Brett, now nearly 81, was a schoolboy in the Bronx, and his growing passion for wood collecting often would take him to visit the head botanist at the New York Botanical Garden, who inspired him and taught him how to use botanical names to organize his specimens. "Back then, it cost only a nickel to go into the city, so I went about every week," Brett said.
His love for wood was nurtured in a junior high school wood shop class and high school vocational education classes. He then went on to the Pratt Institute, where he studied interior design, architecture and furniture design. "I just had this love of woodworking -- I was always in the shop making things out of wood," Brett said.

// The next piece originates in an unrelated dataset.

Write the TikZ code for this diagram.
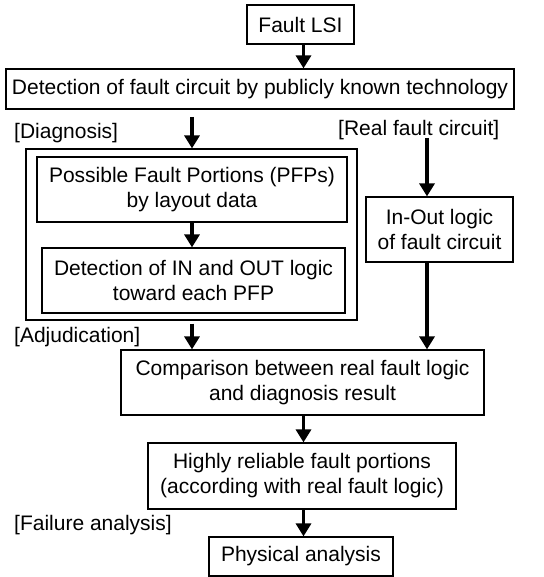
\documentclass[tikz,border=0pt]{standalone}
\usepackage{fontspec}
\setmainfont{Liberation Sans}
\usetikzlibrary{arrows.meta}
\begin{document}
\begin{tikzpicture}[x=1pt,y=-1pt,
  box/.style={draw, line width=1.2pt, inner sep=0pt, align=center, font=\fontsize{21}{25}\selectfont},
  arr/.style={line width=3.3pt, -{Triangle[length=13pt,width=15pt]}},
  lbl/.style={font=\fontsize{21}{25}\selectfont, inner sep=0pt, anchor=west}]
\useasboundingbox (0,0) rectangle (543,577);
\node[box, minimum width=107pt, minimum height=39pt] (lsi) at (300.5,24.5) {Fault LSI};
\node[box, minimum width=508pt, minimum height=40pt] (det) at (260,89) {Detection of fault circuit by publicly known technology};
\node[draw, line width=1.2pt, inner sep=0pt, minimum width=331pt, minimum height=171pt] (outer) at (191.5,234.5) {};
\node[box, minimum width=310pt, minimum height=65pt] (pfp) at (192,189.5) {Possible Fault Portions (PFPs)\\by layout data};
\node[box, minimum width=303pt, minimum height=65pt] (inout) at (193.5,280.5) {Detection of IN and OUT logic\\toward each PFP};
\node[box, minimum width=147pt, minimum height=65pt] (real) at (439.5,229.5) {In-Out logic\\of fault circuit};
\node[box, minimum width=363pt, minimum height=65pt] (comp) at (302.5,382.5) {Comparison between real fault logic\\and diagnosis result};
\node[box, minimum width=308pt, minimum height=66pt] (high) at (302,476) {Highly reliable fault portions\\(according with real fault logic)};
\node[box, minimum width=184pt, minimum height=39pt] (phys) at (301,556.5) {Physical analysis};
\node[lbl] (ldiag) at (14,133) {[Diagnosis]};
\node[lbl] (lreal) at (338,130) {[Real fault circuit]};
\node[lbl] (ladj) at (14,337) {[Adjudication]};
\node[lbl] (lfail) at (14,525) {[Failure analysis]};
\coordinate (lt) at (192,117);
\coordinate (rt) at (427,138);
\coordinate (mt) at (303.5,0);
\draw[arr] (mt |- lsi.south) -- (mt |- det.north);
\draw[arr] (lt) -- (lt |- outer.north);
\draw[arr] (lt |- pfp.south) -- (lt |- inout.north);
\draw[arr] ([yshift=-3pt]lt |- outer.south) -- (lt |- comp.north);
\draw[arr] (rt) -- (rt |- real.north);
\draw[arr] (rt |- real.south) -- (rt |- comp.north);
\draw[arr] (mt |- comp.south) -- (mt |- high.north);
\draw[arr] (mt |- high.south) -- (mt |- phys.north);
\end{tikzpicture}
\end{document}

Friends and family speculated that Brett had sawdust running through his veins, he recalls. First he worked for several furniture companies -- "until the furniture industry pulled out of New York and moved south" -- and then he developed his own cabinet-making businesses, often installing what he built. Over his decades in the trade, he cut and saved pieces of wood for his collection.
"Different species, different colors, different textures -- I was fascinated by all of it," he said. "When I traveled, I would go out of my way to acquire a specimen if I saw a wood that I didn't have, and I even imported specimens from places like Africa. I got hungry for it and decided to go after having one of the biggest private collections that anybody could possibly accumulate."
In recent years, Brett, who now lives in Franklin Lakes, New Jersey, has been looking for a good home for his approximately 6,000-piece wood collection, and he found it at Penn State. Assessed at $202,500, it will be merged with the University's 6,000-plus-piece collection, housed in the Forest Resources Building in the College of Agricultural Sciences.
Brett has been a member of the International Wood Collectors Society for more than 60 years and met Chuck Ray, Penn State associate professor of wood products operations, at a meeting a few years ago. He liked what he heard from Ray, who oversees the Penn State wood collection.